- _Task goal_:
Make an exact copy of all the material below, apart from the pictures.
+-------+
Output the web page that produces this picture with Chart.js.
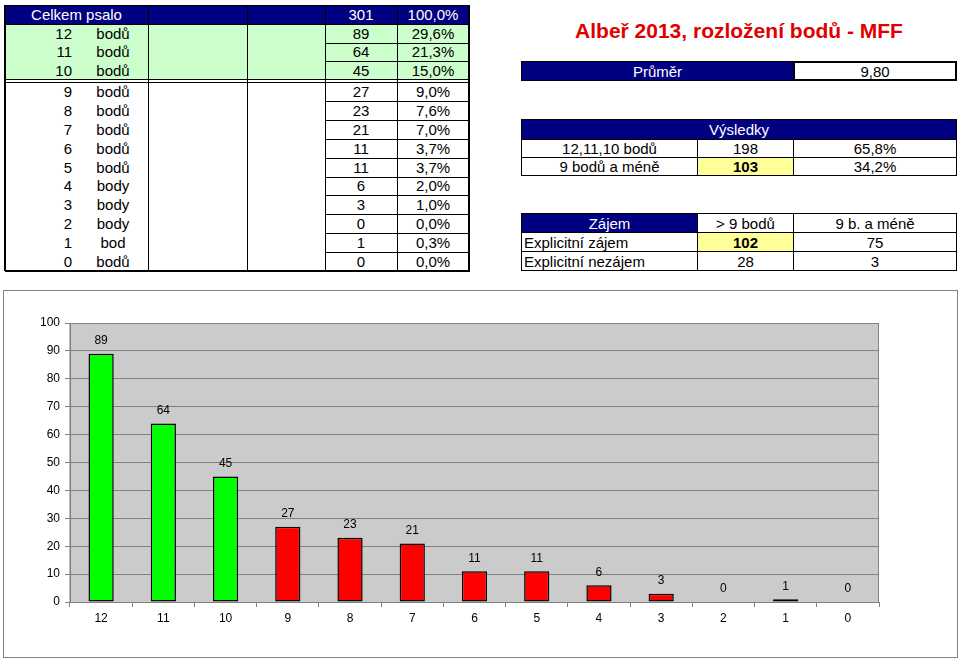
<!DOCTYPE html>
<html>
<head>
<meta charset="utf-8">
<script src="https://cdn.jsdelivr.net/npm/chart.js@4.4.0/dist/chart.umd.min.js"></script>
<style>
body { margin:0; width:960px; height:660px; background:#fff; position:relative; overflow:hidden;
       font-family:"Liberation Sans", Arial, sans-serif; font-size:15px; color:#000; }
.c { position:absolute; box-sizing:border-box; display:flex; align-items:center; justify-content:center;
     white-space:nowrap; line-height:1; }
.b { border:1px solid #000; }
.nav { background:#000080; color:#fff; }
.zl { background:#ffff99; font-weight:bold; }
.ln { position:absolute; background:#000; }
#ram { position:absolute; left:3px; top:290px; width:955px; height:368px; border:1px solid #808080; box-sizing:border-box; }
#obal { position:absolute; left:0; top:0; width:953px; height:366px; }
</style>
</head>
<body>
<div id="tabulky"></div>
<div id="ram"><div id="obal"><canvas id="graf"></canvas></div></div>

<script>
// data grafu
const kategorie = ['12', '11', '10', '9', '8', '7', '6', '5', '4', '3', '2', '1', '0'];
const pocty = [89, 64, 45, 27, 23, 21, 11, 11, 6, 3, 0, 1, 0];
const osaY = { min: 0, max: 100, krok: 10 };

// texty tabulky vlevo
const slova = ['bodů', 'bodů', 'bodů', 'bodů', 'bodů', 'bodů', 'bodů', 'bodů', 'body', 'body', 'body', 'bod', 'bodů'];
const procenta = ['29,6%', '21,3%', '15,0%', '9,0%', '7,6%', '7,0%', '3,7%', '3,7%', '2,0%', '1,0%', '0,0%', '0,3%', '0,0%'];
const celkem = 301;

const el = document.getElementById('tabulky');
function bunka(x, y, w, h, text, tridy, styl) {
  const d = document.createElement('div');
  d.className = 'c ' + (tridy || '');
  d.style.cssText = `left:${x}px;top:${y}px;width:${w}px;height:${h}px;` + (styl || '');
  d.textContent = text;
  el.appendChild(d);
  return d;
}
function cara(x, y, w, h) {
  const d = document.createElement('div');
  d.className = 'ln';
  d.style.cssText = `left:${x}px;top:${y}px;width:${w}px;height:${h}px;`;
  el.appendChild(d);
}

// --- tabulka vlevo ---
const sl = [5, 148, 247, 325, 397, 469];
const radky = [];
let yy = 24;
for (let i = 0; i < 13; i++) {
  if (i === 3) yy = 82;
  const h = i < 3 ? 18.5 : 18.9;
  radky.push([yy, h]);
  yy += h;
}
bunka(5, 5, 464, 19, '', 'nav');
bunka(5, 24, 464, 55.5, '', '', 'background:#ccffcc;');
bunka(5, 5, 143, 19, 'Celkem psalo', '', 'color:#fff;');
bunka(325, 5, 72, 19, String(celkem), '', 'color:#fff;');
bunka(397, 5, 72, 19, '100,0%', '', 'color:#fff;');
radky.forEach(([y, h], i) => {
  bunka(5, y, 67, h, kategorie[i], '', 'justify-content:flex-end;');
  bunka(90, y, 46, h, slova[i]);
  bunka(325, y, 72, h, String(pocty[i]));
  bunka(397, y, 72, h, procenta[i]);
  cara(325, y, 144, 1);
});
sl.forEach(x => cara(x, 5, 1, 266));
cara(5, 5, 465, 1);
cara(5, 24, 465, 1);
cara(5, 79, 465, 1);
cara(5, 82, 465, 1);
cara(5, 270, 465, 1.5);
cara(4, 5, 2, 266);
cara(468, 5, 2, 266);

// --- vpravo ---
bunka(521, 14, 436, 32, 'Albeř 2013, rozložení bodů - MFF', '', 'color:#e00000;font-weight:bold;font-size:21px;');
bunka(521, 61, 273, 20, 'Průměr', 'b nav');
bunka(793, 61, 164, 20, '9,80', 'b', 'border-width:2px;');

bunka(521, 119, 436, 21, 'Výsledky', 'b nav');
bunka(521, 139, 177, 19, '12,11,10 bodů', 'b');
bunka(697, 139, 97, 19, '198', 'b');
bunka(793, 139, 164, 19, '65,8%', 'b');
bunka(521, 157, 177, 19, '9 bodů a méně', 'b');
bunka(697, 157, 97, 19, '103', 'b zl');
bunka(793, 157, 164, 19, '34,2%', 'b');

bunka(521, 213, 177, 20, 'Zájem', 'b nav');
bunka(697, 213, 97, 20, '> 9 bodů', 'b');
bunka(793, 213, 164, 20, '9 b. a méně', 'b');
bunka(521, 232, 177, 20, 'Explicitní zájem', 'b', 'justify-content:flex-start;padding-left:2px;');
bunka(697, 232, 97, 20, '102', 'b zl');
bunka(793, 232, 164, 20, '75', 'b');
bunka(521, 251, 177, 20, 'Explicitní nezájem', 'b', 'justify-content:flex-start;padding-left:2px;');
bunka(697, 251, 97, 20, '28', 'b');
bunka(793, 251, 164, 20, '3', 'b');

// --- graf ---
Chart.defaults.font.family = '"Liberation Sans", Arial, sans-serif';
Chart.defaults.font.size = 12;
Chart.defaults.color = '#000';

const pozadi = {
  id: 'pozadi',
  beforeDraw(chart) {
    const { ctx, chartArea: a } = chart;
    ctx.save();
    ctx.fillStyle = '#cbcbcb';
    ctx.fillRect(a.left, a.top, a.width, a.height);
    ctx.strokeStyle = '#808080';
    ctx.lineWidth = 1;
    ctx.strokeRect(a.left, a.top + 0.5, a.width - 0.5, a.height);
    ctx.restore();
  }
};

const popisky = {
  id: 'popisky',
  afterDatasetsDraw(chart) {
    const ctx = chart.ctx;
    const meta = chart.getDatasetMeta(0);
    ctx.save();
    ctx.font = '12px "Liberation Sans", Arial, sans-serif';
    ctx.fillStyle = '#000';
    ctx.textAlign = 'center';
    ctx.textBaseline = 'middle';
    meta.data.forEach((bar, i) => {
      ctx.fillText(String(pocty[i]), bar.x, bar.y - 13);
    });
    ctx.restore();
  }
};

new Chart(document.getElementById('graf'), {
  type: 'bar',
  data: {
    labels: kategorie,
    datasets: [{
      data: pocty,
      backgroundColor: c => Number(kategorie[c.dataIndex]) >= 10 ? '#00ff00' : '#ff0000',
      borderColor: '#000',
      borderWidth: c => pocty[c.dataIndex] === 0 ? 0 : 1.5,
      borderSkipped: false,
      categoryPercentage: 1,
      barPercentage: 0.405
    }]
  },
  options: {
    responsive: true,
    maintainAspectRatio: false,
    animation: false,
    layout: { padding: { top: 32, right: 78, left: 0, bottom: 0 } },
    plugins: { legend: { display: false }, tooltip: { enabled: false } },
    scales: {
      x: {
        offset: true,
        grid: { offset: true, drawOnChartArea: false, tickLength: 5, color: '#808080' },
        border: { color: '#808080' },
        ticks: { padding: 4, maxRotation: 0 },
        afterFit: s => { s.height = 55; }
      },
      y: {
        min: osaY.min,
        max: osaY.max,
        grid: { color: '#808080', tickLength: 5 },
        border: { color: '#808080' },
        ticks: { stepSize: osaY.krok, padding: 5 },
        afterFit: s => { s.width = 66; }
      }
    }
  },
  plugins: [pozadi, popisky]
});
</script>
</body>
</html>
+-------+
- _Exercise solution_:
Output the web page that produces this picture with Chart.js.
<!DOCTYPE html>
<html>
<head>
<meta charset="utf-8">
<script src="https://cdn.jsdelivr.net/npm/chart.js@4.4.0/dist/chart.umd.min.js"></script>
<style>
body { margin:0; width:960px; height:660px; background:#fff; position:relative; overflow:hidden;
       font-family:"Liberation Sans", Arial, sans-serif; font-size:15px; color:#000; }
.c { position:absolute; box-sizing:border-box; display:flex; align-items:center; justify-content:center;
     white-space:nowrap; line-height:1; }
.b { border:1px solid #000; }
.nav { background:#000080; color:#fff; }
.zl { background:#ffff99; font-weight:bold; }
.ln { position:absolute; background:#000; }
#ram { position:absolute; left:3px; top:290px; width:955px; height:368px; border:1px solid #808080; box-sizing:border-box; }
#obal { position:absolute; left:0; top:0; width:953px; height:366px; }
</style>
</head>
<body>
<div id="tabulky"></div>
<div id="ram"><div id="obal"><canvas id="graf"></canvas></div></div>

<script>
// data grafu
const kategorie = ['12', '11', '10', '9', '8', '7', '6', '5', '4', '3', '2', '1', '0'];
const pocty = [89, 64, 45, 27, 23, 21, 11, 11, 6, 3, 0, 1, 0];
const osaY = { min: 0, max: 100, krok: 10 };

// texty tabulky vlevo
const slova = ['bodů', 'bodů', 'bodů', 'bodů', 'bodů', 'bodů', 'bodů', 'bodů', 'body', 'body', 'body', 'bod', 'bodů'];
const procenta = ['29,6%', '21,3%', '15,0%', '9,0%', '7,6%', '7,0%', '3,7%', '3,7%', '2,0%', '1,0%', '0,0%', '0,3%', '0,0%'];
const celkem = 301;

const el = document.getElementById('tabulky');
function bunka(x, y, w, h, text, tridy, styl) {
  const d = document.createElement('div');
  d.className = 'c ' + (tridy || '');
  d.style.cssText = `left:${x}px;top:${y}px;width:${w}px;height:${h}px;` + (styl || '');
  d.textContent = text;
  el.appendChild(d);
  return d;
}
function cara(x, y, w, h) {
  const d = document.createElement('div');
  d.className = 'ln';
  d.style.cssText = `left:${x}px;top:${y}px;width:${w}px;height:${h}px;`;
  el.appendChild(d);
}

// --- tabulka vlevo ---
const sl = [5, 148, 247, 325, 397, 469];
const radky = [];
let yy = 24;
for (let i = 0; i < 13; i++) {
  if (i === 3) yy = 82;
  const h = i < 3 ? 18.5 : 18.9;
  radky.push([yy, h]);
  yy += h;
}
bunka(5, 5, 464, 19, '', 'nav');
bunka(5, 24, 464, 55.5, '', '', 'background:#ccffcc;');
bunka(5, 5, 143, 19, 'Celkem psalo', '', 'color:#fff;');
bunka(325, 5, 72, 19, String(celkem), '', 'color:#fff;');
bunka(397, 5, 72, 19, '100,0%', '', 'color:#fff;');
radky.forEach(([y, h], i) => {
  bunka(5, y, 67, h, kategorie[i], '', 'justify-content:flex-end;');
  bunka(90, y, 46, h, slova[i]);
  bunka(325, y, 72, h, String(pocty[i]));
  bunka(397, y, 72, h, procenta[i]);
  cara(325, y, 144, 1);
});
sl.forEach(x => cara(x, 5, 1, 266));
cara(5, 5, 465, 1);
cara(5, 24, 465, 1);
cara(5, 79, 465, 1);
cara(5, 82, 465, 1);
cara(5, 270, 465, 1.5);
cara(4, 5, 2, 266);
cara(468, 5, 2, 266);

// --- vpravo ---
bunka(521, 14, 436, 32, 'Albeř 2013, rozložení bodů - MFF', '', 'color:#e00000;font-weight:bold;font-size:21px;');
bunka(521, 61, 273, 20, 'Průměr', 'b nav');
bunka(793, 61, 164, 20, '9,80', 'b', 'border-width:2px;');

bunka(521, 119, 436, 21, 'Výsledky', 'b nav');
bunka(521, 139, 177, 19, '12,11,10 bodů', 'b');
bunka(697, 139, 97, 19, '198', 'b');
bunka(793, 139, 164, 19, '65,8%', 'b');
bunka(521, 157, 177, 19, '9 bodů a méně', 'b');
bunka(697, 157, 97, 19, '103', 'b zl');
bunka(793, 157, 164, 19, '34,2%', 'b');

bunka(521, 213, 177, 20, 'Zájem', 'b nav');
bunka(697, 213, 97, 20, '> 9 bodů', 'b');
bunka(793, 213, 164, 20, '9 b. a méně', 'b');
bunka(521, 232, 177, 20, 'Explicitní zájem', 'b', 'justify-content:flex-start;padding-left:2px;');
bunka(697, 232, 97, 20, '102', 'b zl');
bunka(793, 232, 164, 20, '75', 'b');
bunka(521, 251, 177, 20, 'Explicitní nezájem', 'b', 'justify-content:flex-start;padding-left:2px;');
bunka(697, 251, 97, 20, '28', 'b');
bunka(793, 251, 164, 20, '3', 'b');

// --- graf ---
Chart.defaults.font.family = '"Liberation Sans", Arial, sans-serif';
Chart.defaults.font.size = 12;
Chart.defaults.color = '#000';

const pozadi = {
  id: 'pozadi',
  beforeDraw(chart) {
    const { ctx, chartArea: a } = chart;
    ctx.save();
    ctx.fillStyle = '#cbcbcb';
    ctx.fillRect(a.left, a.top, a.width, a.height);
    ctx.strokeStyle = '#808080';
    ctx.lineWidth = 1;
    ctx.strokeRect(a.left, a.top + 0.5, a.width - 0.5, a.height);
    ctx.restore();
  }
};

const popisky = {
  id: 'popisky',
  afterDatasetsDraw(chart) {
    const ctx = chart.ctx;
    const meta = chart.getDatasetMeta(0);
    ctx.save();
    ctx.font = '12px "Liberation Sans", Arial, sans-serif';
    ctx.fillStyle = '#000';
    ctx.textAlign = 'center';
    ctx.textBaseline = 'middle';
    meta.data.forEach((bar, i) => {
      ctx.fillText(String(pocty[i]), bar.x, bar.y - 13);
    });
    ctx.restore();
  }
};

new Chart(document.getElementById('graf'), {
  type: 'bar',
  data: {
    labels: kategorie,
    datasets: [{
      data: pocty,
      backgroundColor: c => Number(kategorie[c.dataIndex]) >= 10 ? '#00ff00' : '#ff0000',
      borderColor: '#000',
      borderWidth: c => pocty[c.dataIndex] === 0 ? 0 : 1.5,
      borderSkipped: false,
      categoryPercentage: 1,
      barPercentage: 0.405
    }]
  },
  options: {
    responsive: true,
    maintainAspectRatio: false,
    animation: false,
    layout: { padding: { top: 32, right: 78, left: 0, bottom: 0 } },
    plugins: { legend: { display: false }, tooltip: { enabled: false } },
    scales: {
      x: {
        offset: true,
        grid: { offset: true, drawOnChartArea: false, tickLength: 5, color: '#808080' },
        border: { color: '#808080' },
        ticks: { padding: 4, maxRotation: 0 },
        afterFit: s => { s.height = 55; }
      },
      y: {
        min: osaY.min,
        max: osaY.max,
        grid: { color: '#808080', tickLength: 5 },
        border: { color: '#808080' },
        ticks: { stepSize: osaY.krok, padding: 5 },
        afterFit: s => { s.width = 66; }
      }
    }
  },
  plugins: [pozadi, popisky]
});
</script>
</body>
</html>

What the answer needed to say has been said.